European stock funds, meanwhile, had inflows of $2.8 billion, marking their 19th straight week of new cash and their longest inflow streak on record.
The FTSEurofirst 300 index of top European shares rose 0.7 percent over the week, despite uncertainty over the European Central Bank's policy move at its Thursday meeting. The ECB cut interest rates to a record low on Thursday after to prevent the euro zone's recovery from stalling.
Bond funds attracted $1.7 billion in new cash, marking their biggest inflows in six weeks. Investment-grade bond funds reaped $1.5 billion in new cash, their largest inflows since May according to the report.

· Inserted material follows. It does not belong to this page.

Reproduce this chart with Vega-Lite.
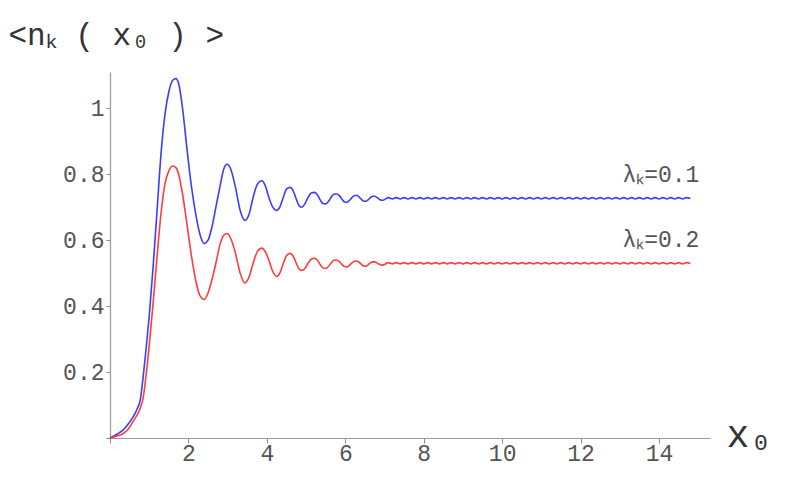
{
  "$schema": "https://vega.github.io/schema/vega-lite/v6.json",
  "autosize": "none",
  "width": 600,
  "height": 366,
  "padding": {"left": 110, "top": 72, "right": 75, "bottom": 46},
  "background": "white",
  "config": {"view": {"stroke": null}},
  "datasets": {
    "curves": [
      {"x":0,"blue":0,"red":0},{"x":0.1,"blue":0.006,"red":0.003},{"x":0.2,"blue":0.013,"red":0.007},{"x":0.33,"blue":0.024,"red":0.013},{"x":0.45,"blue":0.04,"red":0.025},{"x":0.59,"blue":0.064,"red":0.05},{"x":0.7,"blue":0.09,"red":0.072},{"x":0.77,"blue":0.115,"red":0.09},{"x":0.85,"blue":0.19,"red":0.125},{"x":0.92,"blue":0.27,"red":0.19},{"x":1.0,"blue":0.37,"red":0.28},{"x":1.1,"blue":0.52,"red":0.41},{"x":1.2,"blue":0.69,"red":0.55},{"x":1.3,"blue":0.86,"red":0.68},{"x":1.4,"blue":0.98,"red":0.77},{"x":1.5,"blue":1.05,"red":0.81},{"x":1.6,"blue":1.085,"red":0.825},{"x":1.68,"blue":1.09,"red":0.82},{"x":1.75,"blue":1.075,"red":0.8},{"x":1.85,"blue":1.0,"red":0.74},{"x":1.96,"blue":0.88,"red":0.65},{"x":2.08,"blue":0.76,"red":0.55},{"x":2.2,"blue":0.67,"red":0.47},{"x":2.3,"blue":0.615,"red":0.43},{"x":2.4,"blue":0.59,"red":0.42},{"x":2.5,"blue":0.6,"red":0.44},{"x":2.6,"blue":0.64,"red":0.48},{"x":2.7,"blue":0.7,"red":0.53},{"x":2.8,"blue":0.76,"red":0.585},{"x":2.9,"blue":0.815,"red":0.615},{"x":2.98,"blue":0.83,"red":0.62},{"x":3.08,"blue":0.815,"red":0.605},{"x":3.2,"blue":0.76,"red":0.56},{"x":3.32,"blue":0.69,"red":0.5},{"x":3.44,"blue":0.66,"red":0.47},{"x":3.55,"blue":0.68,"red":0.49},{"x":3.65,"blue":0.73,"red":0.53},{"x":3.76,"blue":0.77,"red":0.566},{"x":3.87,"blue":0.78,"red":0.576},{"x":3.96,"blue":0.765,"red":0.565},{"x":4.05,"blue":0.73,"red":0.54},{"x":4.15,"blue":0.7,"red":0.505},{"x":4.25,"blue":0.69,"red":0.49},{"x":4.33,"blue":0.7,"red":0.5},{"x":4.42,"blue":0.73,"red":0.53},{"x":4.5,"blue":0.755,"red":0.553},{"x":4.59,"blue":0.76,"red":0.56},{"x":4.67,"blue":0.75,"red":0.552},{"x":4.75,"blue":0.725,"red":0.53},{"x":4.82,"blue":0.705,"red":0.513},{"x":4.89,"blue":0.7,"red":0.508},{"x":4.97,"blue":0.71,"red":0.514},{"x":5.05,"blue":0.73,"red":0.53},{"x":5.13,"blue":0.743,"red":0.542},{"x":5.22,"blue":0.745,"red":0.545},{"x":5.29,"blue":0.737,"red":0.539},{"x":5.36,"blue":0.722,"red":0.526},{"x":5.43,"blue":0.711,"red":0.516},{"x":5.5,"blue":0.71,"red":0.514},{"x":5.57,"blue":0.717,"red":0.52},{"x":5.64,"blue":0.73,"red":0.531},{"x":5.71,"blue":0.739,"red":0.539},{"x":5.78,"blue":0.74,"red":0.54},{"x":5.85,"blue":0.735,"red":0.535},{"x":5.91,"blue":0.725,"red":0.527},{"x":5.98,"blue":0.716,"red":0.52},{"x":6.04,"blue":0.715,"red":0.519},{"x":6.1,"blue":0.72,"red":0.523},{"x":6.17,"blue":0.729,"red":0.531},{"x":6.23,"blue":0.735,"red":0.536},{"x":6.29,"blue":0.736,"red":0.537},{"x":6.35,"blue":0.731,"red":0.533},{"x":6.4,"blue":0.725,"red":0.528},{"x":6.46,"blue":0.719,"red":0.522},{"x":6.52,"blue":0.718,"red":0.521},{"x":6.58,"blue":0.722,"red":0.525},{"x":6.64,"blue":0.729,"red":0.531},{"x":6.7,"blue":0.733,"red":0.534},{"x":6.75,"blue":0.733,"red":0.534},{"x":6.81,"blue":0.729,"red":0.531},{"x":6.87,"blue":0.724,"red":0.527},{"x":6.93,"blue":0.721,"red":0.524},{"x":6.98,"blue":0.722,"red":0.525},
      {"x":7.1,"blue":0.729,"red":0.532},{"x":7.2,"blue":0.725,"red":0.528},{"x":7.3,"blue":0.729,"red":0.532},{"x":7.4,"blue":0.725,"red":0.528},{"x":7.5,"blue":0.729,"red":0.532},{"x":7.6,"blue":0.725,"red":0.528},{"x":7.7,"blue":0.729,"red":0.532},{"x":7.8,"blue":0.725,"red":0.528},{"x":7.9,"blue":0.729,"red":0.532},{"x":8.0,"blue":0.725,"red":0.528},
      {"x":8.1,"blue":0.729,"red":0.532},{"x":8.2,"blue":0.725,"red":0.528},{"x":8.3,"blue":0.729,"red":0.532},{"x":8.4,"blue":0.725,"red":0.528},{"x":8.5,"blue":0.729,"red":0.532},{"x":8.6,"blue":0.725,"red":0.528},{"x":8.7,"blue":0.729,"red":0.532},{"x":8.8,"blue":0.725,"red":0.528},{"x":8.9,"blue":0.729,"red":0.532},{"x":9.0,"blue":0.725,"red":0.528},
      {"x":9.1,"blue":0.729,"red":0.532},{"x":9.2,"blue":0.725,"red":0.528},{"x":9.3,"blue":0.729,"red":0.532},{"x":9.4,"blue":0.725,"red":0.528},{"x":9.5,"blue":0.729,"red":0.532},{"x":9.6,"blue":0.725,"red":0.528},{"x":9.7,"blue":0.729,"red":0.532},{"x":9.8,"blue":0.725,"red":0.528},{"x":9.9,"blue":0.729,"red":0.532},{"x":10.0,"blue":0.725,"red":0.528},
      {"x":10.1,"blue":0.729,"red":0.532},{"x":10.2,"blue":0.725,"red":0.528},{"x":10.3,"blue":0.729,"red":0.532},{"x":10.4,"blue":0.725,"red":0.528},{"x":10.5,"blue":0.729,"red":0.532},{"x":10.6,"blue":0.725,"red":0.528},{"x":10.7,"blue":0.729,"red":0.532},{"x":10.8,"blue":0.725,"red":0.528},{"x":10.9,"blue":0.729,"red":0.532},{"x":11.0,"blue":0.725,"red":0.528},
      {"x":11.1,"blue":0.729,"red":0.532},{"x":11.2,"blue":0.725,"red":0.528},{"x":11.3,"blue":0.729,"red":0.532},{"x":11.4,"blue":0.725,"red":0.528},{"x":11.5,"blue":0.729,"red":0.532},{"x":11.6,"blue":0.725,"red":0.528},{"x":11.7,"blue":0.729,"red":0.532},{"x":11.8,"blue":0.725,"red":0.528},{"x":11.9,"blue":0.729,"red":0.532},{"x":12.0,"blue":0.725,"red":0.528},
      {"x":12.1,"blue":0.729,"red":0.532},{"x":12.2,"blue":0.725,"red":0.528},{"x":12.3,"blue":0.729,"red":0.532},{"x":12.4,"blue":0.725,"red":0.528},{"x":12.5,"blue":0.729,"red":0.532},{"x":12.6,"blue":0.725,"red":0.528},{"x":12.7,"blue":0.729,"red":0.532},{"x":12.8,"blue":0.725,"red":0.528},{"x":12.9,"blue":0.729,"red":0.532},{"x":13.0,"blue":0.725,"red":0.528},
      {"x":13.1,"blue":0.729,"red":0.532},{"x":13.2,"blue":0.725,"red":0.528},{"x":13.3,"blue":0.729,"red":0.532},{"x":13.4,"blue":0.725,"red":0.528},{"x":13.5,"blue":0.729,"red":0.532},{"x":13.6,"blue":0.725,"red":0.528},{"x":13.7,"blue":0.729,"red":0.532},{"x":13.8,"blue":0.725,"red":0.528},{"x":13.9,"blue":0.729,"red":0.532},{"x":14.0,"blue":0.725,"red":0.528},
      {"x":14.1,"blue":0.729,"red":0.532},{"x":14.2,"blue":0.725,"red":0.528},{"x":14.3,"blue":0.729,"red":0.532},{"x":14.4,"blue":0.725,"red":0.528},{"x":14.5,"blue":0.729,"red":0.532},{"x":14.6,"blue":0.725,"red":0.528},{"x":14.7,"blue":0.729,"red":0.532},{"x":14.8,"blue":0.726,"red":0.529}
    ],
    "labels": [
      {"x": 15.03, "y": 0.797, "label": "λₖ=0.1"},
      {"x": 15.03, "y": 0.6, "label": "λₖ=0.2"}
    ]
  },
  "layer": [
    {
      "data": {"name": "curves"},
      "transform": [{"fold": ["blue", "red"], "as": ["series", "value"]}],
      "mark": {"type": "line", "strokeWidth": 1.6, "interpolate": "monotone", "clip": false},
      "encoding": {
        "x": {
          "field": "x", "type": "quantitative",
          "scale": {"domain": [0, 15.3], "nice": false, "zero": false},
          "axis": {
            "title": "x₀",
            "titleFont": "Liberation Mono", "titleFontSize": 38, "titleFontWeight": "normal", "titleColor": "#333",
            "titleAlign": "left", "titleBaseline": "alphabetic", "titleX": 616, "titleY": 8, "titleAngle": 0,
            "values": [0,0.5,1,1.5,2,2.5,3,3.5,4,4.5,5,5.5,6,6.5,7,7.5,8,8.5,9,9.5,10,10.5,11,11.5,12,12.5,13,13.5,14,14.5,15],
            "labelExpr": "(datum.value % 2 == 0 && datum.value > 0) ? format(datum.value, 'd') : ''",
            "grid": false, "domainColor": "#999", "domainWidth": 1.2, "tickColor": "#888", "tickWidth": 1, "tickSize": 5,
            "labelFont": "Liberation Mono", "labelFontSize": 23, "labelColor": "#555", "labelPadding": -1,
            "labelOverlap": false, "labelFlush": false
          }
        },
        "y": {
          "field": "value", "type": "quantitative",
          "scale": {"domain": [0, 1.11], "nice": false, "zero": false},
          "axis": {
            "title": "<nₖ ( x₀ ) >",
            "titleFont": "Liberation Mono", "titleFontSize": 31, "titleFontWeight": "normal", "titleColor": "#333",
            "titleAlign": "left", "titleBaseline": "alphabetic", "titleAngle": 0, "titleX": -102, "titleY": -28,
            "values": [0,0.05,0.1,0.15,0.2,0.25,0.3,0.35,0.4,0.45,0.5,0.55,0.6,0.65,0.7,0.75,0.8,0.85,0.9,0.95,1,1.05,1.1],
            "labelExpr": "(round(datum.value*100) % 20 == 0 && datum.value > 0) ? format(datum.value, '~g') : ''",
            "grid": false, "domainColor": "#999", "domainWidth": 1.2, "tickColor": "#888", "tickWidth": 1, "tickSize": 4,
            "labelFont": "Liberation Mono", "labelFontSize": 23, "labelColor": "#555", "labelPadding": 2,
            "labelOverlap": false, "labelFlush": false
          }
        },
        "color": {
          "field": "series", "type": "nominal",
          "scale": {"domain": ["blue", "red"], "range": ["#3c3cff", "#ff3c3c"]},
          "legend": null
        }
      }
    },
    {
      "data": {"name": "labels"},
      "mark": {"type": "text", "align": "right", "baseline": "middle", "font": "Liberation Mono", "fontSize": 23, "color": "#555"},
      "encoding": {
        "x": {"field": "x", "type": "quantitative"},
        "y": {"field": "y", "type": "quantitative"},
        "text": {"field": "label"}
      }
    }
  ]
}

Funds that hold government debt, mainly U.S. Treasuries, attracted $900 million over the latest weekly period, marking their first inflows in nine weeks and showing investors' preference for safety.
The inflows into funds that hold Treasuries came even as the yield on the benchmark 10-year U.S. Treasury note rose about 10 basis points to 2.64 percent by the end of the weekly period on speculation that the Fed could soon pull back its stimulus.
Precious metals funds had outflows of $200 million over the weekly period, marking their 8th straight week of withdrawals. Spot gold slumped 1.4 percent on October 31, the most in three weeks on concerns surrounding the Fed's path.